Thanks. What about data on specific mutations common to both chimps and humans (and gorillas) that are in unused portions and thus have no reason to be the same except by common ancestry? I know that ecrine glands are on the body areas of these three apes versus palms and feet of other apes, but that also has to do with sexual pheromones I believe.
I had started with 96% from memory but changed that to 97% from the googled data spread. The interesting thing for me on that 2nd to last paper was the number of differences between humans and chimps (h-c) was greater than the differences between chimps and gorillas (c-g) even though there was less time since divergence of (h-c) than (c-g).
This implies a selection process operating on human evolution that was more active than the one operating on chimps and gorillas.
And given that humans are homogeneous within 0.25% or so (+/- 0.1%?) even after tremendous dispersal of humans by several different routes to cover the globe, that would imply that the human genome was pretty well fixed before
Homo sapiens walked out of Africa, including not just such known features as bipedalism, large brain, small jaw and the like, but the apparent skin bareness, long head hair, enlarged buttocks, female breasts and sexual readiness, and enlarged male penis.

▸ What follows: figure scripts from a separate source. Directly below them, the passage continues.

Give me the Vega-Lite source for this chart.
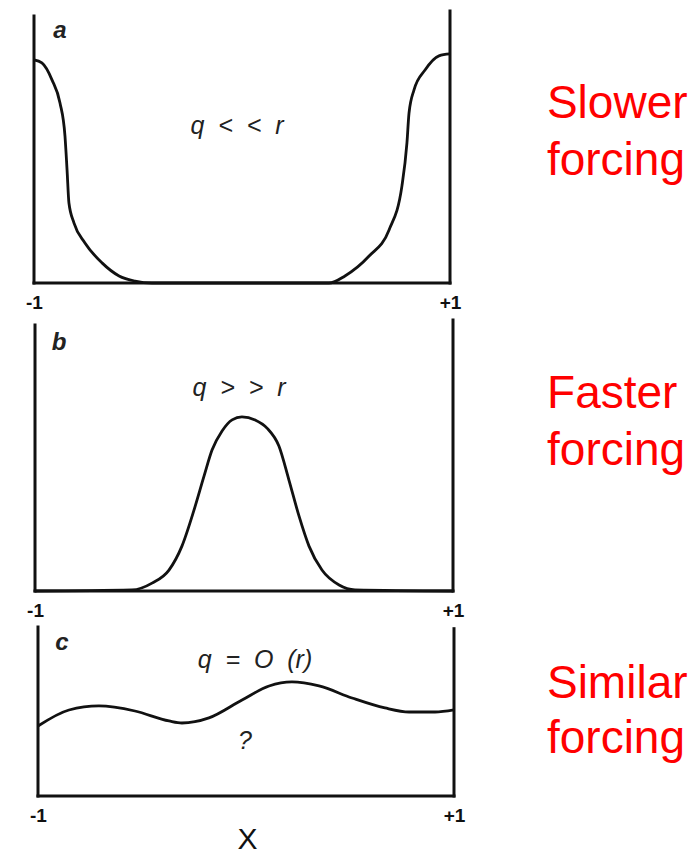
{
  "$schema": "https://vega.github.io/schema/vega-lite/v6.json",
  "padding": {"left": 25, "top": 8, "right": 0, "bottom": 0},
  "background": "white",
  "bounds": "flush",
  "spacing": 36,
  "config": {
    "view": {"stroke": null},
    "axis": {"grid": false, "domain": false, "ticks": false, "labelFont": "Liberation Sans", "labelFontWeight": "bold", "labelFontSize": 19, "labelColor": "#111", "labelPadding": 10}
  },
  "datasets": {
    "frameA": [{"x": -1, "y": 0, "x2": -1, "y2": 0.982}, {"x": 1, "y": 0, "x2": 1, "y2": 1.0}, {"x": -1, "y": 0, "x2": 1, "y2": 0}],
    "frameB": [{"x": -1, "y": 0, "x2": -1, "y2": 0.978}, {"x": 1, "y": 0, "x2": 1, "y2": 0.996}, {"x": -1, "y": 0, "x2": 1, "y2": 0}],
    "frameC": [{"x": -1, "y": 0, "x2": -1, "y2": 1.0}, {"x": 1, "y": 0, "x2": 1, "y2": 0.99}, {"x": -1, "y": 0, "x2": 1, "y2": 0}],
    "curveA": [
      {"x": -1.0, "y": 0.82}, {"x": -0.962, "y": 0.809}, {"x": -0.913, "y": 0.746}, {"x": -0.875, "y": 0.662},
      {"x": -0.851, "y": 0.54}, {"x": -0.841, "y": 0.415}, {"x": -0.832, "y": 0.294}, {"x": -0.808, "y": 0.221},
      {"x": -0.755, "y": 0.147}, {"x": -0.673, "y": 0.074}, {"x": -0.591, "y": 0.026}, {"x": -0.514, "y": 0.007},
      {"x": -0.433, "y": 0.0}, {"x": 0.418, "y": 0.0}, {"x": 0.495, "y": 0.026}, {"x": 0.611, "y": 0.099},
      {"x": 0.707, "y": 0.195}, {"x": 0.769, "y": 0.357}, {"x": 0.793, "y": 0.515}, {"x": 0.803, "y": 0.625},
      {"x": 0.827, "y": 0.71}, {"x": 0.88, "y": 0.783}, {"x": 0.947, "y": 0.835}, {"x": 1.0, "y": 0.842}
    ],
    "curveB": [
      {"x": -1.0, "y": 0.0}, {"x": -0.536, "y": 0.004}, {"x": -0.44, "y": 0.029}, {"x": -0.359, "y": 0.077},
      {"x": -0.297, "y": 0.165}, {"x": -0.239, "y": 0.298}, {"x": -0.191, "y": 0.423}, {"x": -0.153, "y": 0.518},
      {"x": -0.105, "y": 0.588}, {"x": -0.057, "y": 0.629}, {"x": -0.01, "y": 0.64}, {"x": 0.053, "y": 0.629},
      {"x": 0.11, "y": 0.599}, {"x": 0.167, "y": 0.533}, {"x": 0.215, "y": 0.408}, {"x": 0.263, "y": 0.276},
      {"x": 0.311, "y": 0.165}, {"x": 0.373, "y": 0.077}, {"x": 0.455, "y": 0.022}, {"x": 0.531, "y": 0.004},
      {"x": 1.0, "y": 0.0}
    ],
    "curveC": [
      {"x": -1.0, "y": 0.414}, {"x": -0.851, "y": 0.509}, {"x": -0.707, "y": 0.533}, {"x": -0.534, "y": 0.503},
      {"x": -0.37, "y": 0.444}, {"x": -0.308, "y": 0.432}, {"x": -0.178, "y": 0.462}, {"x": -0.019, "y": 0.568},
      {"x": 0.111, "y": 0.651}, {"x": 0.221, "y": 0.675}, {"x": 0.351, "y": 0.651}, {"x": 0.51, "y": 0.58},
      {"x": 0.668, "y": 0.521}, {"x": 0.784, "y": 0.497}, {"x": 0.909, "y": 0.497}, {"x": 1.0, "y": 0.509}
    ],
    "letterA": [{"x": -0.875, "y": 0.926, "label": "a"}],
    "letterB": [{"x": -0.885, "y": 0.912, "label": "b"}],
    "letterC": [{"x": -0.885, "y": 0.905, "label": "c"}],
    "relA": [{"x": -0.024, "y": 0.577, "label": "q\u00a0\u00a0<\u00a0\u00a0<\u00a0\u00a0r"}],
    "relB": [{"x": -0.024, "y": 0.746, "label": "q\u00a0\u00a0>\u00a0\u00a0>\u00a0\u00a0r"}],
    "relC": [{"x": 0.043, "y": 0.805, "label": "q\u00a0\u00a0=\u00a0\u00a0O\u00a0\u00a0(r)"}, {"x": -0.005, "y": 0.325, "label": "?"}],
    "txtA": [{"x": 1.466, "y": 0.607, "label": "Slower"}, {"x": 1.466, "y": 0.397, "label": "forcing"}],
    "txtB": [{"x": 1.45, "y": 0.673, "label": "Faster"}, {"x": 1.45, "y": 0.463, "label": "forcing"}],
    "txtC": [{"x": 1.447, "y": 0.58, "label": "Similar"}, {"x": 1.447, "y": 0.254, "label": "forcing"}]
  },
  "vconcat": [
    {
      "width": 668, "height": 272,
      "layer": [
        {
          "data": {"name": "frameA"},
          "mark": {"type": "rule", "color": "#111", "strokeWidth": 3, "strokeCap": "square"},
          "encoding": {
            "x": {"field": "x", "type": "quantitative", "scale": {"domain": [-1.0096, 2.2019], "nice": false, "zero": false}, "axis": {"values": [-1, 1], "labelExpr": "datum.value > 0 ? '+1' : '-1'", "title": null, "labelFontSize": 19}},
            "y": {"field": "y", "type": "quantitative", "scale": {"domain": [0, 1], "nice": false, "zero": false}, "axis": null},
            "x2": {"field": "x2"}, "y2": {"field": "y2"}
          }
        },
        {
          "data": {"name": "curveA"},
          "mark": {"type": "line", "color": "#111", "strokeWidth": 2.8, "interpolate": "monotone"},
          "encoding": {"x": {"field": "x", "type": "quantitative"}, "y": {"field": "y", "type": "quantitative"}}
        },
        {
          "data": {"name": "letterA"},
          "mark": {"type": "text", "font": "Liberation Sans", "fontStyle": "italic", "fontWeight": "bold", "fontSize": 24, "color": "#222", "align": "center", "baseline": "middle"},
          "encoding": {"x": {"field": "x", "type": "quantitative"}, "y": {"field": "y", "type": "quantitative"}, "text": {"field": "label"}}
        },
        {
          "data": {"name": "relA"},
          "mark": {"type": "text", "font": "Liberation Sans", "fontStyle": "italic", "fontSize": 25, "color": "#222", "align": "center", "baseline": "middle"},
          "encoding": {"x": {"field": "x", "type": "quantitative"}, "y": {"field": "y", "type": "quantitative"}, "text": {"field": "label"}}
        },
        {
          "data": {"name": "txtA"},
          "mark": {"type": "text", "font": "Liberation Sans", "fontSize": 46, "color": "#ff0000", "align": "left", "baseline": "alphabetic"},
          "encoding": {"x": {"field": "x", "type": "quantitative"}, "y": {"field": "y", "type": "quantitative"}, "text": {"field": "label"}}
        }
      ]
    },
    {
      "width": 668, "height": 272,
      "layer": [
        {
          "data": {"name": "frameB"},
          "mark": {"type": "rule", "color": "#111", "strokeWidth": 3, "strokeCap": "square"},
          "encoding": {
            "x": {"field": "x", "type": "quantitative", "scale": {"domain": [-1.0144, 2.1818], "nice": false, "zero": false}, "axis": {"values": [-1, 1], "labelExpr": "datum.value > 0 ? '+1' : '-1'", "title": null, "labelFontSize": 19}},
            "y": {"field": "y", "type": "quantitative", "scale": {"domain": [0, 1], "nice": false, "zero": false}, "axis": null},
            "x2": {"field": "x2"}, "y2": {"field": "y2"}
          }
        },
        {
          "data": {"name": "curveB"},
          "mark": {"type": "line", "color": "#111", "strokeWidth": 2.8, "interpolate": "monotone"},
          "encoding": {"x": {"field": "x", "type": "quantitative"}, "y": {"field": "y", "type": "quantitative"}}
        },
        {
          "data": {"name": "letterB"},
          "mark": {"type": "text", "font": "Liberation Sans", "fontStyle": "italic", "fontWeight": "bold", "fontSize": 24, "color": "#222", "align": "center", "baseline": "middle"},
          "encoding": {"x": {"field": "x", "type": "quantitative"}, "y": {"field": "y", "type": "quantitative"}, "text": {"field": "label"}}
        },
        {
          "data": {"name": "relB"},
          "mark": {"type": "text", "font": "Liberation Sans", "fontStyle": "italic", "fontSize": 25, "color": "#222", "align": "center", "baseline": "middle"},
          "encoding": {"x": {"field": "x", "type": "quantitative"}, "y": {"field": "y", "type": "quantitative"}, "text": {"field": "label"}}
        },
        {
          "data": {"name": "txtB"},
          "mark": {"type": "text", "font": "Liberation Sans", "fontSize": 46, "color": "#ff0000", "align": "left", "baseline": "alphabetic"},
          "encoding": {"x": {"field": "x", "type": "quantitative"}, "y": {"field": "y", "type": "quantitative"}, "text": {"field": "label"}}
        }
      ]
    },
    {
      "width": 668, "height": 169,
      "layer": [
        {
          "data": {"name": "frameC"},
          "mark": {"type": "rule", "color": "#111", "strokeWidth": 3, "strokeCap": "square"},
          "encoding": {
            "x": {"field": "x", "type": "quantitative", "scale": {"domain": [-1.0288, 2.1827], "nice": false, "zero": false}, "axis": {"values": [-1, 1], "labelExpr": "datum.value > 0 ? '+1' : '-1'", "labelFontSize": 19, "title": "X", "titleFont": "Liberation Sans", "titleFontSize": 30, "titleFontWeight": "normal", "titleColor": "#111", "titleX": 215, "titleY": 52, "titleAlign": "center", "titleBaseline": "alphabetic"}},
            "y": {"field": "y", "type": "quantitative", "scale": {"domain": [0, 1], "nice": false, "zero": false}, "axis": null},
            "x2": {"field": "x2"}, "y2": {"field": "y2"}
          }
        },
        {
          "data": {"name": "curveC"},
          "mark": {"type": "line", "color": "#111", "strokeWidth": 2.8, "interpolate": "monotone"},
          "encoding": {"x": {"field": "x", "type": "quantitative"}, "y": {"field": "y", "type": "quantitative"}}
        },
        {
          "data": {"name": "letterC"},
          "mark": {"type": "text", "font": "Liberation Sans", "fontStyle": "italic", "fontWeight": "bold", "fontSize": 24, "color": "#222", "align": "center", "baseline": "middle"},
          "encoding": {"x": {"field": "x", "type": "quantitative"}, "y": {"field": "y", "type": "quantitative"}, "text": {"field": "label"}}
        },
        {
          "data": {"name": "relC"},
          "mark": {"type": "text", "font": "Liberation Sans", "fontStyle": "italic", "fontSize": 25, "color": "#222", "align": "center", "baseline": "middle"},
          "encoding": {"x": {"field": "x", "type": "quantitative"}, "y": {"field": "y", "type": "quantitative"}, "text": {"field": "label"}}
        },
        {
          "data": {"name": "txtC"},
          "mark": {"type": "text", "font": "Liberation Sans", "fontSize": 46, "color": "#ff0000", "align": "left", "baseline": "alphabetic"},
          "encoding": {"x": {"field": "x", "type": "quantitative"}, "y": {"field": "y", "type": "quantitative"}, "text": {"field": "label"}}
        }
      ]
    }
  ]
}
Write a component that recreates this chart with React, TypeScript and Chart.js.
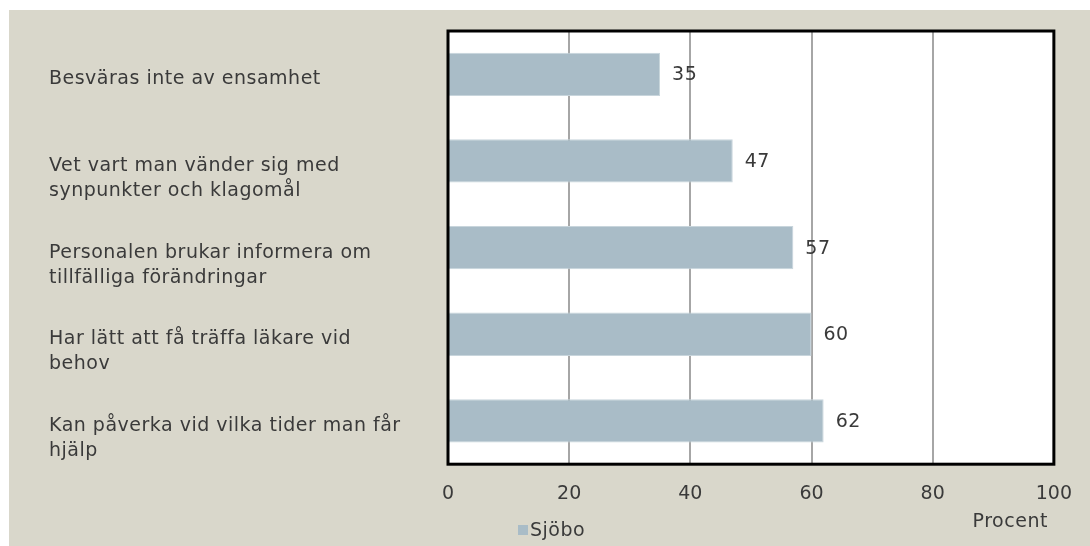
import React, { useEffect, useRef } from "react";
import { Chart, registerables } from "chart.js";

Chart.register(...registerables);

const categories: string[][] = [
  ["Besväras inte av ensamhet"],
  ["Vet vart man vänder sig med", "synpunkter och klagomål"],
  ["Personalen brukar informera om", "tillfälliga förändringar"],
  ["Har lätt att få träffa läkare vid", "behov"],
  ["Kan påverka vid vilka tider man får", "hjälp"],
];
const seriesLabel = "Sjöbo";
const values = [35, 47, 57, 60, 62];
const xMin = 0;
const xMax = 100;
const xStep = 20;
const axisTitle = "Procent";

const FONT = "'DejaVu Sans', sans-serif";
const TEXT = "#3a3a3a";
const BAR = "#a9bcc7";
const BAR_EDGE = "#c8d5dc";
const BG = "#d9d7cb";

const W = 1081;
const H = 536;

const customPlugin = {
  id: "custom",
  beforeDraw(chart: any) {
    const { ctx, chartArea } = chart;
    ctx.save();
    ctx.fillStyle = "#ffffff";
    ctx.fillRect(chartArea.left, chartArea.top, chartArea.right - chartArea.left, chartArea.bottom - chartArea.top);
    ctx.restore();
  },
  afterDatasetsDraw(chart: any) {
    const { ctx, chartArea } = chart;
    const meta = chart.getDatasetMeta(0);
    const yScale = chart.scales.y;
    ctx.save();
    ctx.font = `19px ${FONT}`;
    ctx.fillStyle = TEXT;
    ctx.textBaseline = "middle";
    ctx.textAlign = "left";
    (ctx as any).letterSpacing = "0.5px";
    // value labels
    meta.data.forEach((bar: any, i: number) => {
      ctx.fillText(String(values[i]), bar.x + 12, bar.y + 1);
    });
    // category labels
    categories.forEach((lines, i) => {
      const cy = yScale.getPixelForValue(i);
      lines.forEach((ln, j) => {
        ctx.fillText(ln, 40, cy + 5 + j * 25);
      });
    });
    // legend
    const ds = chart.data.datasets[0];
    ctx.fillStyle = ds.backgroundColor;
    ctx.fillRect(509, 515, 10, 10);
    ctx.fillStyle = TEXT;
    ctx.fillText(ds.label, 521, 521);
    // axis title
    ctx.textAlign = "right";
    ctx.fillText(axisTitle, chartArea.right - 6, 512);
    // plot border
    ctx.lineWidth = 3;
    ctx.strokeStyle = "#000000";
    ctx.strokeRect(chartArea.left, chartArea.top, chartArea.right - chartArea.left, chartArea.bottom - chartArea.top);
    ctx.restore();
  },
};

export default function App() {
  const ref = useRef<HTMLCanvasElement>(null);
  useEffect(() => {
    if (!ref.current) return;
    const chart = new Chart(ref.current, {
      type: "bar",
      data: {
        labels: categories.map((c) => c.join(" ")),
        datasets: [
          {
            label: seriesLabel,
            data: values,
            backgroundColor: BAR,
            borderColor: BAR_EDGE,
            borderWidth: 1,
            categoryPercentage: 0.5,
            barPercentage: 1,
          },
        ],
      },
      options: {
        indexAxis: "y",
        animation: false,
        responsive: false,
        layout: { padding: { left: 439, top: 21, right: 33, bottom: 23 } },
        plugins: {
          legend: { display: false },
          tooltip: { enabled: false },
          title: { display: false },
        },
        scales: {
          y: {
            type: "category",
            display: false,
          },
          x: {
            type: "linear",
            min: xMin,
            max: xMax,
            ticks: {
              stepSize: xStep,
              padding: 18,
              color: TEXT,
              font: { family: FONT, size: 19 },
            },
            grid: { color: "#a6a6a6", lineWidth: 2, drawTicks: false },
            border: { display: false },
            title: { display: false },
          },
        },
      },
      plugins: [customPlugin],
    });
    return () => chart.destroy();
  }, []);
  return (
    <div style={{ position: "absolute", left: 9, top: 10, width: W, height: H, background: BG }}>
      <canvas ref={ref} width={W} height={H} style={{ width: W, height: H, display: "block" }} />
    </div>
  );
}
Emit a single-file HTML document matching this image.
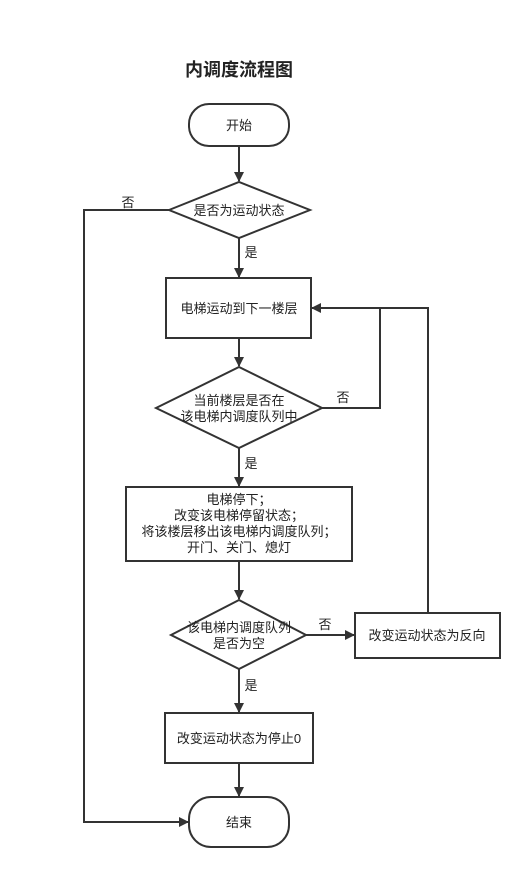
<!DOCTYPE html>
<html><head><meta charset="utf-8"><style>
html,body{margin:0;padding:0;background:#fff;}
svg text{font-family:"Liberation Sans","Noto Sans CJK SC",sans-serif;font-size:13px;fill:#222;}
</style></head><body>
<svg width="532" height="879" xmlns="http://www.w3.org/2000/svg">
<defs><marker id="a" markerWidth="10" markerHeight="10" refX="9" refY="5" orient="auto" markerUnits="userSpaceOnUse"><path d="M0,0 L10,5 L0,10 Z" fill="#333"/></marker></defs>
<g stroke="#333" stroke-width="2" fill="none">
<rect x="189" y="104" width="100" height="42" rx="20"/>
<polygon points="169,210 239,182 310,210 239,238" fill="#fff"/>
<rect x="166" y="278" width="145" height="60"/>
<polygon points="156,408 239,367 322,408 239,448" fill="#fff"/>
<rect x="126" y="487" width="226" height="74"/>
<polygon points="171,635 239,600 306,635 239,669" fill="#fff"/>
<rect x="355" y="613" width="145" height="45"/>
<rect x="165" y="713" width="148" height="50"/>
<rect x="189" y="797" width="100" height="50" rx="22"/>
<line x1="239" y1="146" x2="239" y2="181" marker-end="url(#a)"/>
<line x1="239" y1="238" x2="239" y2="277" marker-end="url(#a)"/>
<line x1="239" y1="338" x2="239" y2="366" marker-end="url(#a)"/>
<line x1="239" y1="448" x2="239" y2="486" marker-end="url(#a)"/>
<line x1="239" y1="561" x2="239" y2="599" marker-end="url(#a)"/>
<line x1="239" y1="669" x2="239" y2="712" marker-end="url(#a)"/>
<line x1="239" y1="763" x2="239" y2="796" marker-end="url(#a)"/>
<polyline points="169,210 84,210 84,822 188,822" marker-end="url(#a)"/>
<polyline points="322,408 380,408 380,308"/>
<polyline points="428,613 428,308 312,308" marker-end="url(#a)"/>
<line x1="306" y1="635" x2="354" y2="635" marker-end="url(#a)"/>
</g>
<text x="239" y="76" text-anchor="middle" style="font-size:18px;font-weight:bold">内调度流程图</text>
<text x="239" y="130" text-anchor="middle">开始</text>
<text x="239" y="215" text-anchor="middle">是否为运动状态</text>
<text x="128" y="207" text-anchor="middle">否</text>
<text x="251" y="257" text-anchor="middle">是</text>
<text x="239" y="313" text-anchor="middle">电梯运动到下一楼层</text>
<text x="239" y="405" text-anchor="middle">当前楼层是否在</text>
<text x="239" y="421" text-anchor="middle">该电梯内调度队列中</text>
<text x="343" y="402" text-anchor="middle">否</text>
<text x="251" y="468" text-anchor="middle">是</text>
<text x="239" y="504" text-anchor="middle">电梯停下；</text>
<text x="239" y="520" text-anchor="middle">改变该电梯停留状态；</text>
<text x="239" y="536" text-anchor="middle">将该楼层移出该电梯内调度队列；</text>
<text x="239" y="552" text-anchor="middle">开门、关门、熄灯</text>
<text x="239" y="632" text-anchor="middle">该电梯内调度队列</text>
<text x="239" y="648" text-anchor="middle">是否为空</text>
<text x="325" y="629" text-anchor="middle">否</text>
<text x="427" y="640" text-anchor="middle">改变运动状态为反向</text>
<text x="251" y="690" text-anchor="middle">是</text>
<text x="239" y="743" text-anchor="middle">改变运动状态为停止0</text>
<text x="239" y="827" text-anchor="middle">结束</text>
</svg>
</body></html>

Runaway sexual selection offers an obvious additional mechanism for incorporation of mutations within the genome at such an increased rate, and many of these features would also fit the scenario of sexually selected features, but this is at best circumstantial evidence, and there was certainly some natural selection going on at the same time.
A large part of it could be just mental development and a threshold of awareness also leading to conscious selection feedback.